05/25/2026
Remembering artist Ragna Bruno (1935–2026), who passed away on April 6. Bruno was a gifted abstract painter, sculptor, and musician, who shared her warmth, grace, and talent with her many friends and collectors. Working with Ragna over the past fourteen years has been a profound joy. We will miss her indelible spirit.
Bruno held a singular devotion to her studio in Hancock, Maine. There, she worked in quiet solitude, exploring the intersections between landscape and abstraction, reality and dreams, intimacy and expansiveness, fragility and resilience.
Nature and water were an essential presence in her life and were deeply embedded throughout her work. For viewers and collectors, Bruno’s soft, lyrical approach to abstraction, ambiguity of form, and remarkable restraint and sensitivity, coalesced to allowed for a poetic, open-ended meditative experience.

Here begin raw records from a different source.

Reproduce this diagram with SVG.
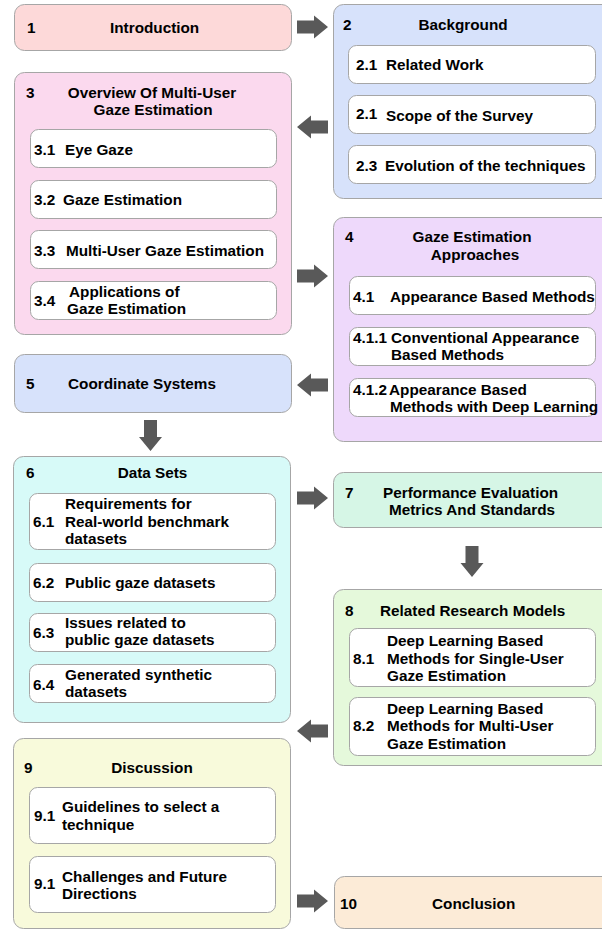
<svg xmlns="http://www.w3.org/2000/svg" xmlns:xlink="http://www.w3.org/1999/xlink" width="602" height="930" viewBox="0 0 602 930">
<style>
.box{stroke:#a6a6a6;stroke-width:1}
.sub{fill:#ffffff;stroke:#a6a6a6;stroke-width:1}
text{font-family:"Liberation Sans",Arial,sans-serif;font-weight:bold;font-size:15.3px;fill:#000}
.c{text-anchor:middle}
.arr{fill:#595959}
</style>
<defs>
<path id="ar" d="M0,-6.5 H17 V-11.5 L31,0 L17,11.5 V6.5 H0 Z"/>
</defs>
<rect width="602" height="930" fill="#ffffff"/>

<g id="connectors" class="arr">
<use xlink:href="#ar" transform="translate(297,27)"/>
<use xlink:href="#ar" transform="translate(328,127) scale(-1,1)"/>
<use xlink:href="#ar" transform="translate(297,276)"/>
<use xlink:href="#ar" transform="translate(328,385) scale(-1,1)"/>
<use xlink:href="#ar" transform="translate(150.5,420) rotate(90)"/>
<use xlink:href="#ar" transform="translate(297,498)"/>
<use xlink:href="#ar" transform="translate(472,546) rotate(90)"/>
<use xlink:href="#ar" transform="translate(328,731) scale(-1,1)"/>
<use xlink:href="#ar" transform="translate(297,901)"/>
</g>

<g id="n1">
<rect class="box" x="14.5" y="4.5" width="277" height="46" rx="10" fill="#fdd9d9"/>
<text x="27" y="33">1</text>
<text x="110" y="33">Introduction</text>
</g>

<g id="n2">
<rect class="box" x="333.5" y="4.5" width="290" height="194" rx="10" fill="#d7e2fb"/>
<text x="343" y="30">2</text>
<text class="c" x="463" y="30">Background</text>
<rect class="sub" x="348.5" y="45.5" width="247" height="38" rx="8"/>
<text x="356" y="70">2.1</text><text x="386" y="70">Related Work</text>
<rect class="sub" x="348.5" y="95.5" width="247" height="38" rx="8"/>
<text x="356" y="119">2.1</text><text x="386" y="121">Scope of the Survey</text>
<rect class="sub" x="348.5" y="145.5" width="247" height="38" rx="8"/>
<text x="356" y="171">2.3</text><text x="385" y="171">Evolution of the techniques</text>
</g>

<g id="n3">
<rect class="box" x="14.5" y="72.5" width="277" height="262" rx="10" fill="#fbd9ee"/>
<text x="26" y="98">3</text>
<text class="c" x="152" y="98">Overview Of Multi-User</text>
<text class="c" x="153" y="115">Gaze Estimation</text>
<rect class="sub" x="30.5" y="129.5" width="246" height="38" rx="8"/>
<text x="34" y="155">3.1</text><text x="65" y="155">Eye Gaze</text>
<rect class="sub" x="30.5" y="180.5" width="246" height="38" rx="8"/>
<text x="34" y="205">3.2</text><text x="63" y="205">Gaze Estimation</text>
<rect class="sub" x="30.5" y="230.5" width="246" height="38" rx="8"/>
<text x="34" y="256">3.3</text><text x="66" y="256">Multi-User Gaze Estimation</text>
<rect class="sub" x="30.5" y="281.5" width="246" height="38" rx="8"/>
<text x="34" y="306">3.4</text>
<text x="69" y="297">Applications of</text>
<text x="67" y="314">Gaze Estimation</text>
</g>

<g id="n4">
<rect class="box" x="333.5" y="217.5" width="290" height="224" rx="10" fill="#eed9fb"/>
<text x="345" y="242">4</text>
<text class="c" x="472" y="242">Gaze Estimation</text>
<text class="c" x="475" y="260">Approaches</text>
<rect class="sub" x="349.5" y="276.5" width="246" height="38" rx="8"/>
<text x="353" y="302">4.1</text><text x="390" y="302">Appearance Based Methods</text>
<rect class="sub" x="349.5" y="327.5" width="246" height="38" rx="8"/>
<text x="353" y="343">4.1.1</text>
<text x="391" y="343">Conventional Appearance</text>
<text x="391" y="360">Based Methods</text>
<rect class="sub" x="349.5" y="378.5" width="246" height="38" rx="8"/>
<text x="353" y="395">4.1.2</text>
<text x="389" y="395">Appearance Based</text>
<text x="390" y="412">Methods with Deep Learning</text>
</g>

<g id="n5">
<rect class="box" x="14.5" y="354.5" width="277" height="58" rx="10" fill="#d7e2fb"/>
<text x="26" y="389">5</text>
<text x="68" y="389">Coordinate Systems</text>
</g>

<g id="n6">
<rect class="box" x="13.5" y="456.5" width="277" height="266" rx="10" fill="#d7faf8"/>
<text x="26" y="478">6</text>
<text class="c" x="152.5" y="478">Data Sets</text>
<rect class="sub" x="29.5" y="493.5" width="246" height="56" rx="8"/>
<text x="33" y="527">6.1</text>
<text x="65" y="509">Requirements for</text>
<text x="65" y="527">Real-world benchmark</text>
<text x="65" y="544">datasets</text>
<rect class="sub" x="29.5" y="563.5" width="246" height="38" rx="8"/>
<text x="33" y="588">6.2</text><text x="65" y="588">Public gaze datasets</text>
<rect class="sub" x="29.5" y="613.5" width="246" height="38" rx="8"/>
<text x="33" y="638">6.3</text>
<text x="65" y="628">Issues related to</text>
<text x="65" y="645">public gaze datasets</text>
<rect class="sub" x="29.5" y="664.5" width="246" height="38" rx="8"/>
<text x="33" y="690">6.4</text>
<text x="65" y="680">Generated synthetic</text>
<text x="65" y="697">datasets</text>
</g>

<g id="n7">
<rect class="box" x="333.5" y="472.5" width="290" height="55" rx="10" fill="#d6f6e6"/>
<text x="345" y="498">7</text>
<text x="383" y="498">Performance Evaluation</text>
<text x="389" y="515">Metrics And Standards</text>
</g>

<g id="n8">
<rect class="box" x="333.5" y="589.5" width="290" height="176" rx="10" fill="#e5f9db"/>
<text x="345" y="616">8</text>
<text x="380" y="616">Related Research Models</text>
<rect class="sub" x="349.5" y="628.5" width="246" height="58" rx="8"/>
<text x="353" y="664">8.1</text>
<text x="387" y="646">Deep Learning Based</text>
<text x="387" y="664">Methods for Single-User</text>
<text x="387" y="681">Gaze Estimation</text>
<rect class="sub" x="349.5" y="697.5" width="246" height="58" rx="8"/>
<text x="353" y="731">8.2</text>
<text x="387" y="714">Deep Learning Based</text>
<text x="387" y="731">Methods for Multi-User</text>
<text x="387" y="749">Gaze Estimation</text>
</g>

<g id="n9">
<rect class="box" x="13.5" y="738.5" width="277" height="190" rx="10" fill="#f8fadb"/>
<text x="24" y="773">9</text>
<text class="c" x="152" y="773">Discussion</text>
<rect class="sub" x="29.5" y="787.5" width="246" height="56" rx="8"/>
<text x="34" y="821">9.1</text>
<text x="62" y="812">Guidelines to select a</text>
<text x="62" y="830">technique</text>
<rect class="sub" x="29.5" y="856.5" width="246" height="56" rx="8"/>
<text x="34" y="889">9.1</text>
<text x="62" y="882">Challenges and Future</text>
<text x="62" y="899">Directions</text>
</g>

<g id="n10">
<rect class="box" x="334.5" y="876.5" width="290" height="52" rx="10" fill="#fcebd7"/>
<text x="340" y="909">10</text>
<text x="432" y="909">Conclusion</text>
</g>
</svg>
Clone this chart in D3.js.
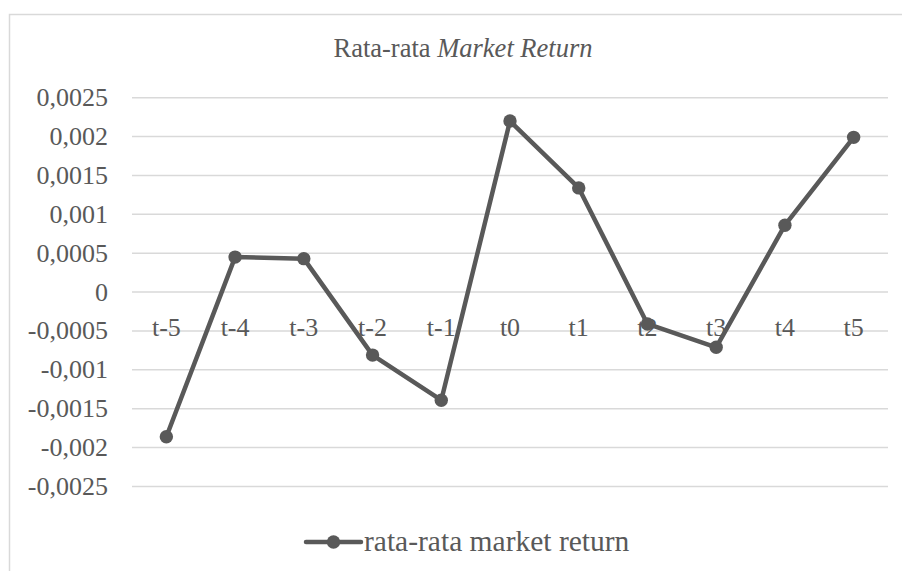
<!DOCTYPE html>
<html>
<head>
<meta charset="utf-8">
<script src="https://cdn.jsdelivr.net/npm/d3@7"></script>
<style>
  body { margin: 0; background: #fff; }
</style>
</head>
<body>
<svg id="chart" width="902" height="571"></svg>
<script>
// values
var categories = ["t-5", "t-4", "t-3", "t-2", "t-1", "t0", "t1", "t2", "t3", "t4", "t5"];
var marketReturn = [-0.00186, 0.00045, 0.00043, -0.00081, -0.00139, 0.0022, 0.00134, -0.00041, -0.00071, 0.00086, 0.00199];
var yTicks = [-0.0025, -0.002, -0.0015, -0.001, -0.0005, 0, 0.0005, 0.001, 0.0015, 0.002, 0.0025];
var seriesName = "rata-rata market return";

var FONT = "'Liberation Serif', 'Times New Roman', Times, serif";
var grey = "#595959";
var svg = d3.select("#chart");

// chart area border, runs off the right and bottom like the reference crop
svg.append("rect")
  .attr("x", 9.5).attr("y", 14.5)
  .attr("width", 920).attr("height", 600)
  .attr("fill", "none")
  .attr("stroke", "#d9d9d9")
  .attr("stroke-width", 1.5);

var title = svg.append("text")
  .attr("x", 463).attr("y", 57)
  .attr("text-anchor", "middle")
  .attr("fill", grey)
  .style("font-family", FONT)
  .style("font-size", "26.5px");
title.append("tspan").text("Rata-rata ");
title.append("tspan").style("font-style", "italic").text("Market Return");

var x = d3.scaleBand().domain(categories).range([132, 888]);
var y = d3.scaleLinear().domain([-0.0025, 0.0025]).range([486.5, 97.7]);

function fmt(v) {
  if (v === 0) return "0";
  return String(+v.toFixed(4)).replace(".", ",");
}

// gridlines
svg.append("g")
  .selectAll("line")
  .data(yTicks)
  .enter().append("line")
  .attr("x1", 132).attr("x2", 888)
  .attr("y1", function(d) { return y(d); })
  .attr("y2", function(d) { return y(d); })
  .attr("stroke", "#d9d9d9")
  .attr("stroke-width", 1.5);

// y labels
svg.append("g")
  .selectAll("text")
  .data(yTicks)
  .enter().append("text")
  .attr("x", 108)
  .attr("y", function(d) { return y(d) + 8.5; })
  .attr("text-anchor", "end")
  .attr("fill", grey)
  .style("font-family", FONT)
  .style("font-size", "26px")
  .text(fmt);

// category labels sit just under the zero line
svg.append("g")
  .selectAll("text")
  .data(categories)
  .enter().append("text")
  .attr("x", function(d) { return x(d) + x.bandwidth() / 2; })
  .attr("y", y(0) + 44)
  .attr("text-anchor", "middle")
  .attr("fill", grey)
  .style("font-family", FONT)
  .style("font-size", "26px")
  .text(function(d) { return d; });

var data = categories.map(function(c, i) { return {cat: c, val: marketReturn[i]}; });

var line = d3.line()
  .x(function(d) { return x(d.cat) + x.bandwidth() / 2; })
  .y(function(d) { return y(d.val); });

svg.append("path")
  .datum(data)
  .attr("d", line)
  .attr("fill", "none")
  .attr("stroke", grey)
  .attr("stroke-width", 4.5)
  .attr("stroke-linejoin", "round");

svg.append("g")
  .selectAll("circle")
  .data(data)
  .enter().append("circle")
  .attr("cx", function(d) { return x(d.cat) + x.bandwidth() / 2; })
  .attr("cy", function(d) { return y(d.val); })
  .attr("r", 6.7)
  .attr("fill", grey);

// legend
var lg = svg.append("g").attr("transform", "translate(306,542)");
lg.append("line")
  .attr("x1", 0).attr("x2", 55)
  .attr("stroke", grey).attr("stroke-width", 4.5)
  .attr("stroke-linecap", "round");
lg.append("circle").attr("cx", 27.5).attr("r", 6.7).attr("fill", grey);
lg.append("text")
  .attr("x", 58).attr("y", 8.5)
  .attr("fill", grey)
  .style("font-family", FONT)
  .style("font-size", "29.5px")
  .text(seriesName);
</script>
</body>
</html>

A longtime collector shared her thoughts about Bruno’s work:
“When I saw Bruno’s “Pink Stripe,” I was moved to tears, as I am whenever I experience the exquisite illumination and beauty in great works of art. I am overwhelmed by Bruno’s ability to capture the light, ethereal, unexpected; of this world, but not; a completely personal vision.”
Bruno’s oeuvre reflects a life-long journey immersed in the arts, shaped in part by a multi-cultural, art-filled upbringing in Madrid, Spain. Speaking four languages fluently, Bruno became the trusted authority on period-specific Spanish frames in Europe. Later she traveled throughout Europe as a concert empresario and cofounder of Ibermusica, an international concert and music management company.
In 1975, she married conductor Werner Torkanowsky, an internationally distinguished conductor and violinist who brought Bruno to Maine.